Real-World Examples (Because Abstract Math Is No Fun)

Let’s make this concrete with some examples:

Example 1: Sarah, Single Retiree
Social Security benefits: $24,000 annually
Part-time work income: $15,000
Provisional income: $12,000 (half of SS) + $15,000 = $27,000
Result: Falls in Tier 2, up to 50% of benefits taxable

Example 2: Bob and Carol, Married Couple
Combined Social Security: $36,000
Pension income: $30,000
Provisional income: $18,000 + $30,000 = $48,000
Result: Falls in Tier 3, up to 85% of benefits taxable

Strategies to Minimize the Tax Bite

While you can’t completely avoid Social Security taxation if you have other income, some strategies might help:

Time your income wisely. If possible, bunch deductible expenses in years when your income is higher. This won’t change your tier but might reduce overall taxes.

Consider Roth conversions. Roth IRA distributions don’t count toward provisional income. Converting traditional IRA funds to Roth before claiming Social Security could pay off long-term.

Manage investment income. Hold tax-efficient investments in taxable accounts and keep income-producing assets in tax-deferred accounts when possible.

Delay Social Security if working. If you’re still earning significant income, delaying benefits might make sense both for tax purposes and to increase your eventual benefit amount.

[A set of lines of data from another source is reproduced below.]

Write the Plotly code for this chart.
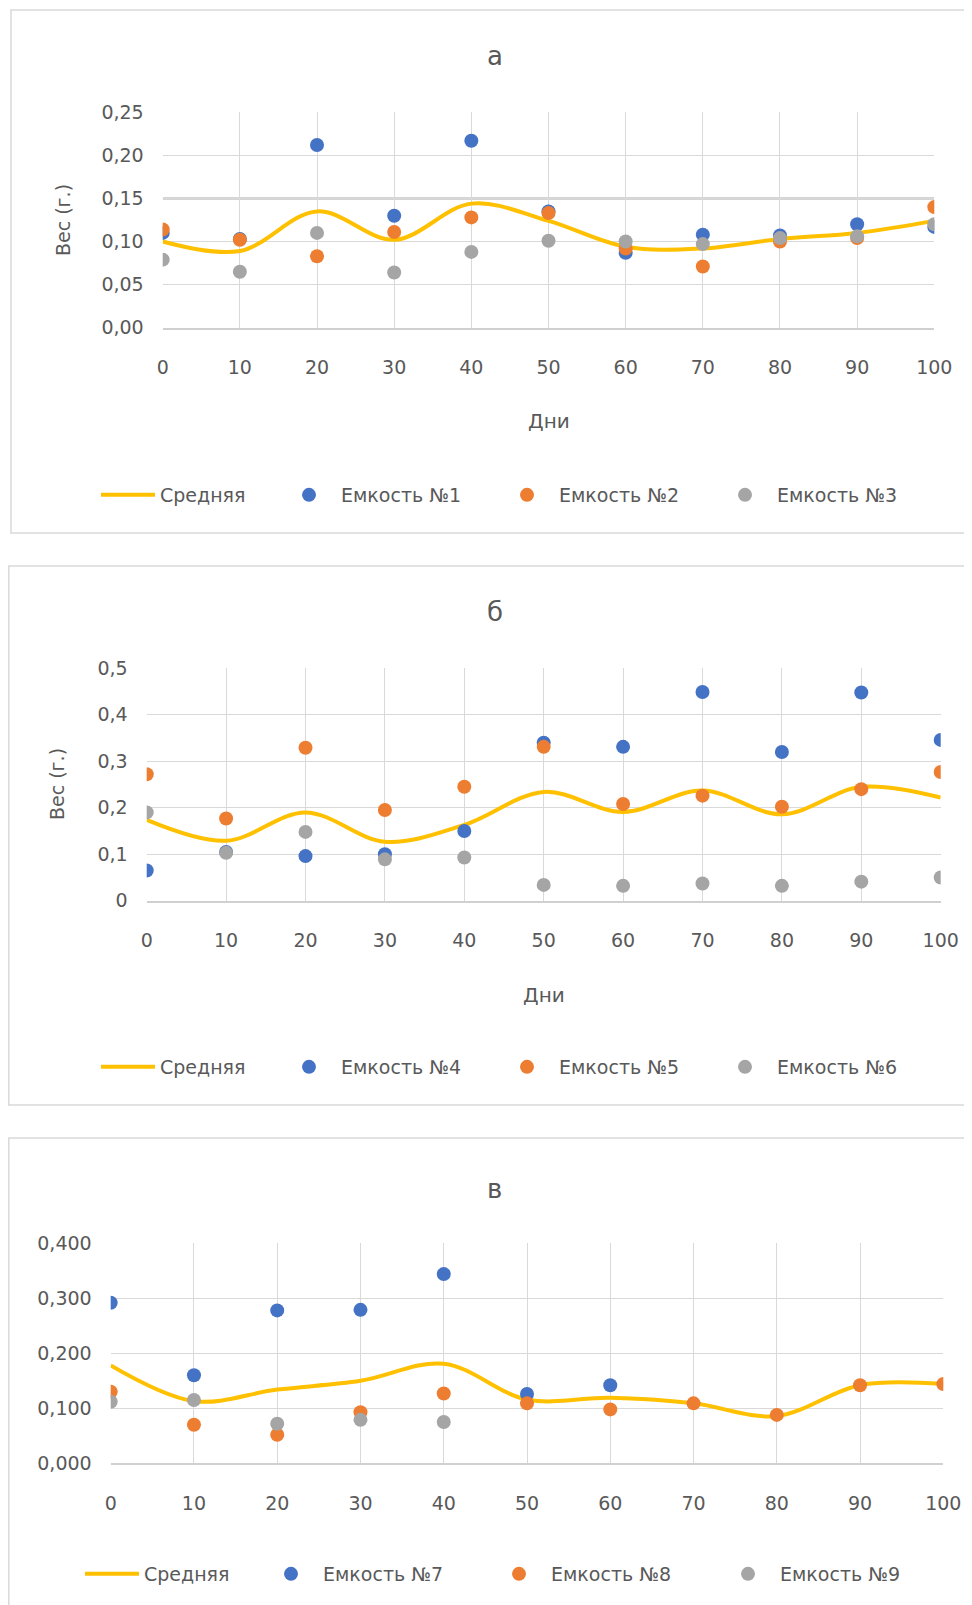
import plotly.graph_objects as go

W, H = 972, 1605
OFF = 8  # page body margin of the html page

# ---------------- data ----------------
days = [0, 10, 20, 30, 40, 50, 60, 70, 80, 90, 100]
x_ticktext = ["0", "10", "20", "30", "40", "50", "60", "70", "80", "90", "100"]

# panel а
a_mean = [0.100, 0.089, 0.135, 0.102, 0.144, 0.124, 0.094, 0.092, 0.103, 0.110, 0.124]
a_t1 = [0.110, 0.103, 0.212, 0.130, 0.217, 0.135, 0.087, 0.108, 0.107, 0.120, 0.117]
a_t2 = [0.114, 0.102, 0.083, 0.111, 0.128, 0.133, 0.092, 0.071, 0.100, 0.104, 0.140]
a_t3 = [0.079, 0.065, 0.110, 0.064, 0.088, 0.101, 0.100, 0.097, 0.104, 0.106, 0.120]
a_yticks = [0, 0.05, 0.10, 0.15, 0.20, 0.25]
a_yticktext = ["0,00", "0,05", "0,10", "0,15", "0,20", "0,25"]

# panel б
b_mean = [0.174, 0.129, 0.190, 0.127, 0.163, 0.234, 0.191, 0.237, 0.186, 0.245, 0.222]
b_t4 = [0.065, 0.105, 0.096, 0.100, 0.150, 0.340, 0.331, 0.449, 0.320, 0.448, 0.346]
b_t5 = [0.272, 0.177, 0.329, 0.195, 0.245, 0.331, 0.208, 0.226, 0.202, 0.240, 0.277]
b_t6 = [0.190, 0.103, 0.148, 0.089, 0.093, 0.034, 0.032, 0.037, 0.032, 0.041, 0.050]
b_yticks = [0, 0.1, 0.2, 0.3, 0.4, 0.5]
b_yticktext = ["0", "0,1", "0,2", "0,3", "0,4", "0,5"]

# panel в
c_mean = [0.178, 0.113, 0.134, 0.150, 0.181, 0.116, 0.119, 0.109, 0.086, 0.142, 0.144]
c_t7 = [0.292, 0.160, 0.278, 0.279, 0.344, 0.126, 0.142, None, None, None, None]
c_t8 = [0.130, 0.070, 0.052, 0.093, 0.127, 0.109, 0.098, 0.109, 0.088, 0.142, 0.144]
c_t9 = [0.112, 0.115, 0.072, 0.079, 0.075, None, None, None, None, None, None]
c_yticks = [0, 0.1, 0.2, 0.3, 0.4]
c_yticktext = ["0,000", "0,100", "0,200", "0,300", "0,400"]

panel_titles = ["а", "б", "в"]
mean_name = "Средняя"
tank_names = [["Емкость №1", "Емкость №2", "Емкость №3"],
              ["Емкость №4", "Емкость №5", "Емкость №6"],
              ["Емкость №7", "Емкость №8", "Емкость №9"]]

# ---------------- style ----------------
FONT = "DejaVu Sans"
TXT = "#595959"
GRID = "#D9D9D9"
C_MEAN = "#FFC000"
C_TANK = ["#4472C4", "#ED7D31", "#A5A5A5"]


def px(x):
    return (x - OFF) / W


def py(y):
    return 1 - (y - OFF) / H


# plot areas in page pixels: (left, right, top, bottom)
areas = [(162.7, 934.3, 112.3, 327.7),
         (146.7, 940.7, 668.3, 900.7),
         (110.7, 943.3, 1243.3, 1463.3)]
yranges = [[0, 0.25], [0, 0.5], [0, 0.4]]
yticks = [(a_yticks, a_yticktext), (b_yticks, b_yticktext), (c_yticks, c_yticktext)]
series = [(a_mean, a_t1, a_t2, a_t3), (b_mean, b_t4, b_t5, b_t6), (c_mean, c_t7, c_t8, c_t9)]
# legend: y centre and text starts (px)
legend_y = [495, 1067, 1574]
legend_text_x = [[160, 341, 559, 777], [160, 341, 559, 777], [144, 323, 551, 780]]

fig = go.Figure()
layout = dict(
    width=W, height=H,
    margin=dict(l=0, r=0, t=0, b=0, autoexpand=False),
    paper_bgcolor="white", plot_bgcolor="white",
    font=dict(family=FONT, color=TXT, size=18),
    showlegend=True,
)
annotations = []
shapes = []

ITEMW = 54
leg_idx = 0
for p in range(3):
    xa = "x" if p == 0 else f"x{p+1}"
    ya = "y" if p == 0 else f"y{p+1}"
    xkey = "xaxis" if p == 0 else f"xaxis{p+1}"
    ykey = "yaxis" if p == 0 else f"yaxis{p+1}"
    l, r, t, b = areas[p]
    mean, s1, s2, s3 = series[p]

    traces = [(mean, mean_name, "line")] + [(s, tank_names[p][i], i) for i, s in enumerate([s1, s2, s3])]
    for k, (vals, name, kind) in enumerate(traces):
        leg_idx += 1
        lname = "legend" if leg_idx == 1 else f"legend{leg_idx}"
        if kind == "line":
            tr = go.Scatter(x=days, y=vals, name=name, mode="lines",
                            line=dict(color=C_MEAN, width=4, shape="spline", smoothing=1.0),
                            xaxis=xa, yaxis=ya, legend=lname)
        else:
            tr = go.Scatter(x=days, y=vals, name=name, mode="markers",
                            marker=dict(color=C_TANK[kind], size=14, line=dict(width=0)),
                            xaxis=xa, yaxis=ya, legend=lname)
        fig.add_trace(tr)
        tx = legend_text_x[p][k]
        layout[lname] = dict(
            x=px(tx - ITEMW - 10), y=py(legend_y[p]), xanchor="left", yanchor="middle",
            orientation="h", itemwidth=ITEMW, bgcolor="rgba(0,0,0,0)",
            borderwidth=0, font=dict(family=FONT, size=19, color=TXT),
            tracegroupgap=0, itemclick=False, itemdoubleclick=False,
        )

    layout[xkey] = dict(
        domain=[px(l), px(r)], range=[0, 100], anchor=ya, automargin=False,
        tickmode="array", tickvals=days, ticktext=x_ticktext,
        showgrid=True, gridcolor=GRID, gridwidth=1, zeroline=False,
        showline=True, linecolor="#D0D0D0", linewidth=1.5,
        ticks="", ticklabelstandoff=22, tickfont=dict(size=19, color=TXT),
        fixedrange=True,
    )
    layout[ykey] = dict(
        domain=[py(b), py(t)], range=yranges[p], anchor=xa, automargin=False,
        tickmode="array", tickvals=yticks[p][0], ticktext=yticks[p][1],
        showgrid=True, gridcolor=GRID, gridwidth=1, zeroline=False,
        showline=False, ticks="", ticklabelstandoff=18,
        tickfont=dict(size=19, color=TXT), fixedrange=True,
    )

# thicker grid line seen at 0,15 in panel а
shapes.append(dict(type="line", xref="x", yref="y", x0=0, x1=100, y0=0.15, y1=0.15,
                   line=dict(color="#D4D4D4", width=3), layer="below"))

# panel borders (left edges cannot go past the page margin)
boxes = [(11, 10, 990, 533), (8.8, 566, 990, 1105), (8.8, 1138, 990, 1640)]
for (x0, y0, x1, y1) in boxes:
    shapes.append(dict(type="rect", xref="paper", yref="paper",
                       x0=px(x0), x1=px(x1), y0=py(y1), y1=py(y0),
                       line=dict(color="#D9D9D9", width=1.5), fillcolor="rgba(0,0,0,0)", layer="below"))

# titles
title_y = [56, 612, 1189]
for p in range(3):
    annotations.append(dict(text=panel_titles[p], x=px(495), y=py(title_y[p]), xref="paper", yref="paper",
                            showarrow=False, xanchor="center", yanchor="middle",
                            font=dict(family=FONT, size=26, color=TXT)))

# axis titles (panels а and б)
ytitle_pos = [(63, 220), (57, 784)]
xtitle_pos = [(548.5, 421), (543.7, 994.5)]
for (x, y) in ytitle_pos:
    annotations.append(dict(text="Вес (г.)", x=px(x), y=py(y), xref="paper", yref="paper",
                            showarrow=False, textangle=-90, xanchor="center", yanchor="middle",
                            font=dict(family=FONT, size=19, color=TXT)))
for (x, y) in xtitle_pos:
    annotations.append(dict(text="Дни", x=px(x), y=py(y), xref="paper", yref="paper",
                            showarrow=False, xanchor="center", yanchor="middle",
                            font=dict(family=FONT, size=20, color=TXT)))

layout["annotations"] = annotations
layout["shapes"] = shapes
fig.update_layout(**layout)
fig.write_html("out.html")
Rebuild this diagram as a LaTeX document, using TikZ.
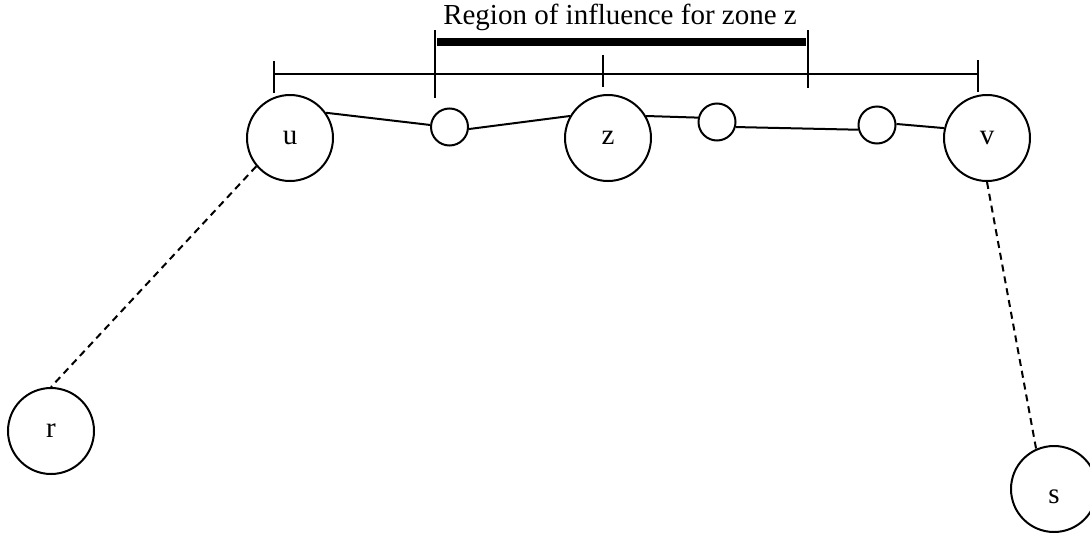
\documentclass[tikz,border=0pt]{standalone}
\usepackage{fontspec}
\setmainfont{Liberation Serif}
\begin{document}
\begin{tikzpicture}[x=1pt,y=-1pt,line width=2pt,
  lbl/.style={font=\fontsize{29}{32}\selectfont},
  big/.style={circle,draw,minimum size=86pt,inner sep=0pt,lbl},
  small/.style={circle,draw,minimum size=37pt,inner sep=0pt},
  dashline/.style={dash pattern=on 7pt off 5pt},
  scaleline/.style={line width=2pt},
  thickbar/.style={line width=8pt}]
\useasboundingbox (0,0) rectangle (1090,533);
% title
\node[anchor=base,lbl,inner sep=0pt] (title) at (620,24) {Region of influence for zone z};
% region of influence bar
\draw[thickbar] (437,42) -- (806,42);
\draw[scaleline] (435,30) -- (435,98);
\draw[scaleline] (808,30) -- (808,88);
% scale line
\draw[scaleline] (274,74) -- (978,74);
\draw[scaleline] (274,61) -- (274,93);
\draw[scaleline] (603,55) -- (603,87);
\draw[scaleline] (978,60) -- (978,92);
% nodes
\node[big] (u) at (290,138) {u};
\node[big] (z) at (608,138) {z};
\node[big] (v) at (987,138) {v};
\node[big] (r) at (51,431) {r};
\node[big,label={[lbl,yshift=-8pt]center:s}] (s) at (1054,489) {};
\node[small] (c1) at (449.5,127) {};
\node[small] (c2) at (717,122) {};
\node[small] (c3) at (877,125) {};
% connectors
\draw (u.35) -- (c1.174);
\draw (c1.-6) -- (z.150);
\draw (z.30) -- (c2.167);
\draw (c2.-15) -- (c3.-166);
\draw (c3.3) -- (v.167);
\draw[dashline] (u.220) -- (r.north);
\draw[dashline] (v.south) -- (s.114);
\end{tikzpicture}
\end{document}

The Bottom Line on Social Security Taxation

Yes, it feels unfair to pay taxes on benefits you earned through a lifetime of contributions. It’s like being charged rent on a house you already bought. But understanding these rules helps you plan more effectively.

The key takeaway? Social Security taxation is based on your total income picture, not just the benefits themselves. If you’re fortunate enough to have multiple income sources in retirement, you’ll likely share some of your Social Security with the federal government.

At least you can take comfort in knowing that a minimum of 15% of your benefits will always remain tax-free. It’s not much consolation, but in the world of taxes, we take what we can get.

Remember to consult with a tax professional about your specific situation. The rules are complex enough that even this overview just scratches the surface. And who knows? Maybe by the time you read this, Congress will have updated those 1984 thresholds. We can dream, right?